Reproduce the lines of the material exactly, excluding every image.
────────────────
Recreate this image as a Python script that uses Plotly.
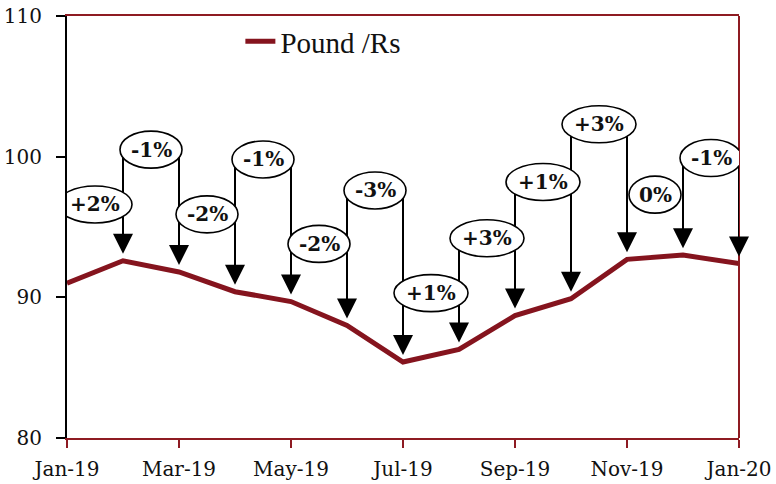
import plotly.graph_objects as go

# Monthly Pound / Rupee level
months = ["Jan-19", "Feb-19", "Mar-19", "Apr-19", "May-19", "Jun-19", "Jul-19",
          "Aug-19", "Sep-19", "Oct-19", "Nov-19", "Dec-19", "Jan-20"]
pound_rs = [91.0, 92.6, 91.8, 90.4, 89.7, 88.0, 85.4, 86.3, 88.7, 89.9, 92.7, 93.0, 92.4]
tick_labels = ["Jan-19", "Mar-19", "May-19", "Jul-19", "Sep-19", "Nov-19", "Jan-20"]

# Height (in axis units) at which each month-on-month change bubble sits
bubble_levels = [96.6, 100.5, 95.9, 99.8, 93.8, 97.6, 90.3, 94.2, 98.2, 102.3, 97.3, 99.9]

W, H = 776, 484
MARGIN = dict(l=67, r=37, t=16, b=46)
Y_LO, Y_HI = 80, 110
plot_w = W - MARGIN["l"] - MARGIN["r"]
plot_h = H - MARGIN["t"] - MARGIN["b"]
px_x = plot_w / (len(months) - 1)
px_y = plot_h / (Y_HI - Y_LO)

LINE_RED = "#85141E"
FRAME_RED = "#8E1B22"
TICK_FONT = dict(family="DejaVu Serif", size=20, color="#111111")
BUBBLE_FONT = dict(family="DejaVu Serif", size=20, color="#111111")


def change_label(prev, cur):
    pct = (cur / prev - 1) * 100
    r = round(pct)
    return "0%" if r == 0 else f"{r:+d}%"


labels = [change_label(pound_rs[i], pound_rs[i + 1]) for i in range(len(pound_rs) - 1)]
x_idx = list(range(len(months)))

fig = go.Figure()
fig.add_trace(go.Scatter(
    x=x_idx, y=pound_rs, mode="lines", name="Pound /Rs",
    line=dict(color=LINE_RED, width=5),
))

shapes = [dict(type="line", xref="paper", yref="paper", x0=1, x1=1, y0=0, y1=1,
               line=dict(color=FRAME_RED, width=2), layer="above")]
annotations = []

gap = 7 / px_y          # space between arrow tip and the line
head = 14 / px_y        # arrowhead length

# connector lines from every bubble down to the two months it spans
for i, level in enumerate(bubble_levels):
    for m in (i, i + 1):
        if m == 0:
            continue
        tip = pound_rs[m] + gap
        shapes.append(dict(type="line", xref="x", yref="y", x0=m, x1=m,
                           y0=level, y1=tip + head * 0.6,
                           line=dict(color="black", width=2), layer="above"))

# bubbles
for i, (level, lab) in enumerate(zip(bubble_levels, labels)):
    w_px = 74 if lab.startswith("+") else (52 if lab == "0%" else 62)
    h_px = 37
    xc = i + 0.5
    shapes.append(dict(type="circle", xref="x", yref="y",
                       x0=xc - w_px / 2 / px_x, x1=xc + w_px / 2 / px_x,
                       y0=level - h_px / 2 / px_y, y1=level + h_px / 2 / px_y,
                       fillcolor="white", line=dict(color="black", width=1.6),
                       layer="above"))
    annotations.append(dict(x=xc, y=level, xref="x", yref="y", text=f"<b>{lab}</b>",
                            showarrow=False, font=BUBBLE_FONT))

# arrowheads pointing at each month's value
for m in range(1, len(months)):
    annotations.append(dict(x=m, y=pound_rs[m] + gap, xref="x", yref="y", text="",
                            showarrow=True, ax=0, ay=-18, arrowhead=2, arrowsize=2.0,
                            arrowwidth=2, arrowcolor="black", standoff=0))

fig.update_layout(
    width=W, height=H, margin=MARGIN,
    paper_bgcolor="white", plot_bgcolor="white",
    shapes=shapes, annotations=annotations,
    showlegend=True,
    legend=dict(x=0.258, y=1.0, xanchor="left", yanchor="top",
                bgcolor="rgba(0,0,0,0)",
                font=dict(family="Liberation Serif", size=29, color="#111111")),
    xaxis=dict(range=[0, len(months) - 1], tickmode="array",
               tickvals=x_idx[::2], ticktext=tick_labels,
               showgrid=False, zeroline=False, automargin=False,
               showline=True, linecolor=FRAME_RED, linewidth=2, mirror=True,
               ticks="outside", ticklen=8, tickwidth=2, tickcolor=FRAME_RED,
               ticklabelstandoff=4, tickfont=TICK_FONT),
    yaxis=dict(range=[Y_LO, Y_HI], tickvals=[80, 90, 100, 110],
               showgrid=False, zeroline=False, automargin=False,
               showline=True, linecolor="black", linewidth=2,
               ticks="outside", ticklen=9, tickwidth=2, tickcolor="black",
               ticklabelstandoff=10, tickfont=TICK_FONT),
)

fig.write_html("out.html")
────────────────
# The solution:
Recreate this image as a Python script that uses Plotly.
import plotly.graph_objects as go

# Monthly Pound / Rupee level
months = ["Jan-19", "Feb-19", "Mar-19", "Apr-19", "May-19", "Jun-19", "Jul-19",
          "Aug-19", "Sep-19", "Oct-19", "Nov-19", "Dec-19", "Jan-20"]
pound_rs = [91.0, 92.6, 91.8, 90.4, 89.7, 88.0, 85.4, 86.3, 88.7, 89.9, 92.7, 93.0, 92.4]
tick_labels = ["Jan-19", "Mar-19", "May-19", "Jul-19", "Sep-19", "Nov-19", "Jan-20"]

# Height (in axis units) at which each month-on-month change bubble sits
bubble_levels = [96.6, 100.5, 95.9, 99.8, 93.8, 97.6, 90.3, 94.2, 98.2, 102.3, 97.3, 99.9]

W, H = 776, 484
MARGIN = dict(l=67, r=37, t=16, b=46)
Y_LO, Y_HI = 80, 110
plot_w = W - MARGIN["l"] - MARGIN["r"]
plot_h = H - MARGIN["t"] - MARGIN["b"]
px_x = plot_w / (len(months) - 1)
px_y = plot_h / (Y_HI - Y_LO)

LINE_RED = "#85141E"
FRAME_RED = "#8E1B22"
TICK_FONT = dict(family="DejaVu Serif", size=20, color="#111111")
BUBBLE_FONT = dict(family="DejaVu Serif", size=20, color="#111111")


def change_label(prev, cur):
    pct = (cur / prev - 1) * 100
    r = round(pct)
    return "0%" if r == 0 else f"{r:+d}%"


labels = [change_label(pound_rs[i], pound_rs[i + 1]) for i in range(len(pound_rs) - 1)]
x_idx = list(range(len(months)))

fig = go.Figure()
fig.add_trace(go.Scatter(
    x=x_idx, y=pound_rs, mode="lines", name="Pound /Rs",
    line=dict(color=LINE_RED, width=5),
))

shapes = [dict(type="line", xref="paper", yref="paper", x0=1, x1=1, y0=0, y1=1,
               line=dict(color=FRAME_RED, width=2), layer="above")]
annotations = []

gap = 7 / px_y          # space between arrow tip and the line
head = 14 / px_y        # arrowhead length

# connector lines from every bubble down to the two months it spans
for i, level in enumerate(bubble_levels):
    for m in (i, i + 1):
        if m == 0:
            continue
        tip = pound_rs[m] + gap
        shapes.append(dict(type="line", xref="x", yref="y", x0=m, x1=m,
                           y0=level, y1=tip + head * 0.6,
                           line=dict(color="black", width=2), layer="above"))

# bubbles
for i, (level, lab) in enumerate(zip(bubble_levels, labels)):
    w_px = 74 if lab.startswith("+") else (52 if lab == "0%" else 62)
    h_px = 37
    xc = i + 0.5
    shapes.append(dict(type="circle", xref="x", yref="y",
                       x0=xc - w_px / 2 / px_x, x1=xc + w_px / 2 / px_x,
                       y0=level - h_px / 2 / px_y, y1=level + h_px / 2 / px_y,
                       fillcolor="white", line=dict(color="black", width=1.6),
                       layer="above"))
    annotations.append(dict(x=xc, y=level, xref="x", yref="y", text=f"<b>{lab}</b>",
                            showarrow=False, font=BUBBLE_FONT))

# arrowheads pointing at each month's value
for m in range(1, len(months)):
    annotations.append(dict(x=m, y=pound_rs[m] + gap, xref="x", yref="y", text="",
                            showarrow=True, ax=0, ay=-18, arrowhead=2, arrowsize=2.0,
                            arrowwidth=2, arrowcolor="black", standoff=0))

fig.update_layout(
    width=W, height=H, margin=MARGIN,
    paper_bgcolor="white", plot_bgcolor="white",
    shapes=shapes, annotations=annotations,
    showlegend=True,
    legend=dict(x=0.258, y=1.0, xanchor="left", yanchor="top",
                bgcolor="rgba(0,0,0,0)",
                font=dict(family="Liberation Serif", size=29, color="#111111")),
    xaxis=dict(range=[0, len(months) - 1], tickmode="array",
               tickvals=x_idx[::2], ticktext=tick_labels,
               showgrid=False, zeroline=False, automargin=False,
               showline=True, linecolor=FRAME_RED, linewidth=2, mirror=True,
               ticks="outside", ticklen=8, tickwidth=2, tickcolor=FRAME_RED,
               ticklabelstandoff=4, tickfont=TICK_FONT),
    yaxis=dict(range=[Y_LO, Y_HI], tickvals=[80, 90, 100, 110],
               showgrid=False, zeroline=False, automargin=False,
               showline=True, linecolor="black", linewidth=2,
               ticks="outside", ticklen=9, tickwidth=2, tickcolor="black",
               ticklabelstandoff=10, tickfont=TICK_FONT),
)

fig.write_html("out.html")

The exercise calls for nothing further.